One question I keep hearing from CEOs:
“Why should I pay for change management when the project is already funded?”
It’s a fair question and most leaders are only thinking
about go-live, not what comes after it.
That’s exactly where the money gets left on the table.
Many organizations finish a rollout and move on.
The system is live, the boxes are checked.
6 months later, half the team is still working the old way.
Nobody calls it a failure, it just looks like slow results.
This is the gap change management exists to close,
and it operates across three layers.
Each one has a price when it’s missing.
1/ Strategy - This is where direction gets locked in.

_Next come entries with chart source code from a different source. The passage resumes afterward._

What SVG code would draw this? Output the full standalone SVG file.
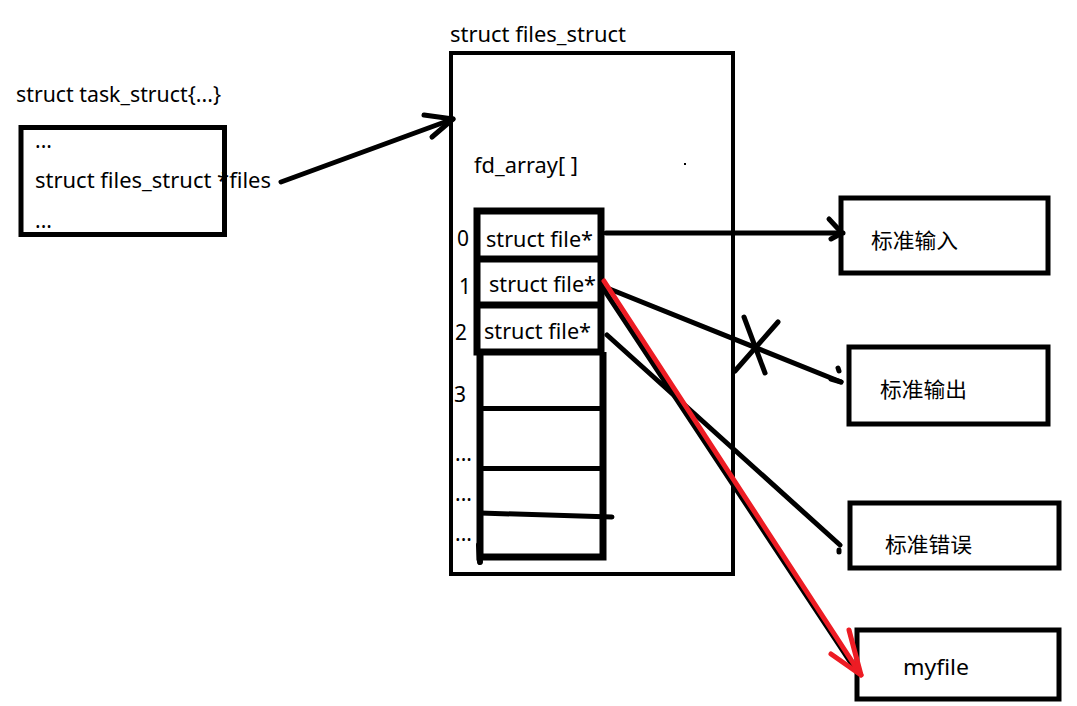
<svg xmlns="http://www.w3.org/2000/svg" width="1077" height="706" viewBox="0 0 1077 706">
<defs>
<style>
.t{font-family:"Noto Sans","Liberation Sans","Noto Sans CJK SC",sans-serif;font-size:21px;fill:#000}
.c{font-family:"Noto Sans CJK SC","Noto Sans",sans-serif;font-size:21px;fill:#000}
.box{fill:none;stroke:#000;stroke-width:5}
.cell{fill:none;stroke:#000;stroke-width:7}
.ln{fill:none;stroke:#000;stroke-width:5;stroke-linecap:round;stroke-linejoin:round}
.red{fill:none;stroke:#ED1C24;stroke-width:5;stroke-linecap:round;stroke-linejoin:round}
</style>
</defs>
<rect width="1077" height="706" fill="#fff"/>

<g id="task_struct">
<text class="t" x="16" y="102" textLength="205" lengthAdjust="spacingAndGlyphs">struct task_struct{...}</text>
<text class="t" x="35" y="148">...</text>
<text class="t" x="35" y="188" textLength="236" lengthAdjust="spacingAndGlyphs">struct files_struct *files</text>
<text class="t" x="35" y="228">...</text>
<rect class="box" x="21" y="127.5" width="203.5" height="107"/>
</g>

<g id="files_struct">
<text class="t" x="450" y="42" textLength="176" lengthAdjust="spacingAndGlyphs">struct files_struct</text>
<rect x="451" y="53" width="282" height="521" fill="none" stroke="#000" stroke-width="4"/>
<text class="t" x="474" y="173" textLength="104" lengthAdjust="spacingAndGlyphs">fd_array[ ]</text>
<rect x="684" y="163" width="2" height="2" fill="#000"/>
</g>

<g id="fd_array">
<rect class="cell" x="477" y="211" width="124" height="141"/>
<line class="cell" x1="477" y1="259" x2="601" y2="259"/>
<line class="cell" x1="477" y1="305" x2="601" y2="305"/>
<path class="cell" d="M480 352 V557 H603 V352"/>
<line x1="480" y1="408.5" x2="603" y2="408.5" stroke="#000" stroke-width="5"/>
<line x1="480" y1="468.5" x2="603" y2="468.5" stroke="#000" stroke-width="5"/>
<line x1="480" y1="513" x2="612" y2="517" stroke="#000" stroke-width="5" stroke-linecap="round"/>
<line x1="479" y1="545" x2="480" y2="562" stroke="#000" stroke-width="6" stroke-linecap="round"/>
<text class="t" x="486" y="247" textLength="107" lengthAdjust="spacingAndGlyphs">struct file*</text>
<text class="t" x="489" y="292" textLength="107" lengthAdjust="spacingAndGlyphs">struct file*</text>
<text class="t" x="484" y="339" textLength="107" lengthAdjust="spacingAndGlyphs">struct file*</text>
<text class="t" x="457" y="246">0</text>
<text class="t" x="459" y="294">1</text>
<text class="t" x="455" y="340">2</text>
<text class="t" x="454" y="402">3</text>
<text class="t" x="455" y="461">...</text>
<text class="t" x="455" y="501">...</text>
<text class="t" x="455" y="541">...</text>
</g>

<g id="stdin">
<rect class="box" x="841" y="198" width="207" height="75"/>
<text class="c" x="871" y="248" textLength="87" lengthAdjust="spacingAndGlyphs">标准输入</text>
</g>
<g id="stdout">
<rect class="box" x="849" y="347" width="199" height="77"/>
<text class="c" x="880" y="397" textLength="87" lengthAdjust="spacingAndGlyphs">标准输出</text>
</g>
<g id="stderr">
<rect class="box" x="850" y="503" width="209" height="65"/>
<text class="c" x="885" y="552" textLength="87" lengthAdjust="spacingAndGlyphs">标准错误</text>
</g>
<g id="myfile">
<rect class="box" x="857" y="630" width="202" height="69"/>
<text class="t" x="903" y="675" textLength="66" lengthAdjust="spacingAndGlyphs">myfile</text>
</g>

<g id="connectors">
<path class="ln" d="M281 182 L453 119"/>
<path class="ln" d="M424 115 L453 119 L432 137"/>
<path class="ln" d="M606 233 L843 233"/>
<path class="ln" d="M829 219 L842 233 L831 239"/>
<path class="ln" d="M607 288 L841 382"/>
<path class="ln" d="M838 368 L839 371"/>
<path class="ln" d="M831 379 L841 382"/>
<path class="ln" d="M744 317 L765 373"/>
<path class="ln" d="M778 322 L735 371"/>
<path class="ln" d="M607 335 L840 545"/>
<path class="ln" d="M839 550 L839 552"/>
<path class="ln" d="M601 285 L857 672"/>
<path class="red" d="M604 281 L861 675"/>
<path class="red" d="M849 630 L861 675 L831 654"/>
</g>
</svg>
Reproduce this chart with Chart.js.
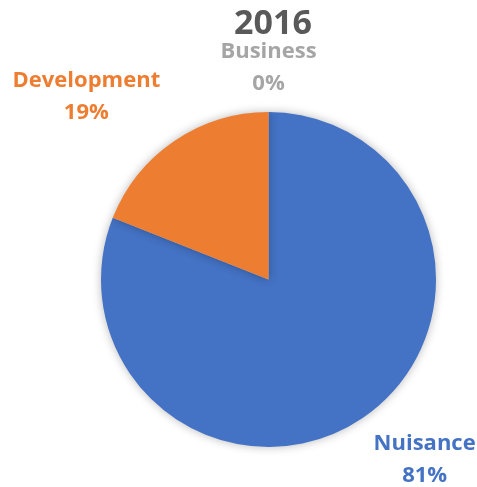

What is changing and why it matters.
What success actually looks like.
How decisions get made when priorities shift.
Skip this and you build momentum in the wrong direction.
2/ Execution - Where movement becomes real.
Stakeholders are engaged and resistance is managed.
Teams are coached through the discomfort.
Progress is tracked while it can still be corrected.
Without this, change looks active but feels disconnected.
3/ Adoption: Where the investment is recovered or lost.
This is the layer most leaders cut first and regret last.
The system goes live, people find workarounds, months pass.
The results leadership expected stay just out of reach, because usage was assumed, not measured.
Because behaviour change was hoped for, not managed.
That’s what leaving adoption to chance costs.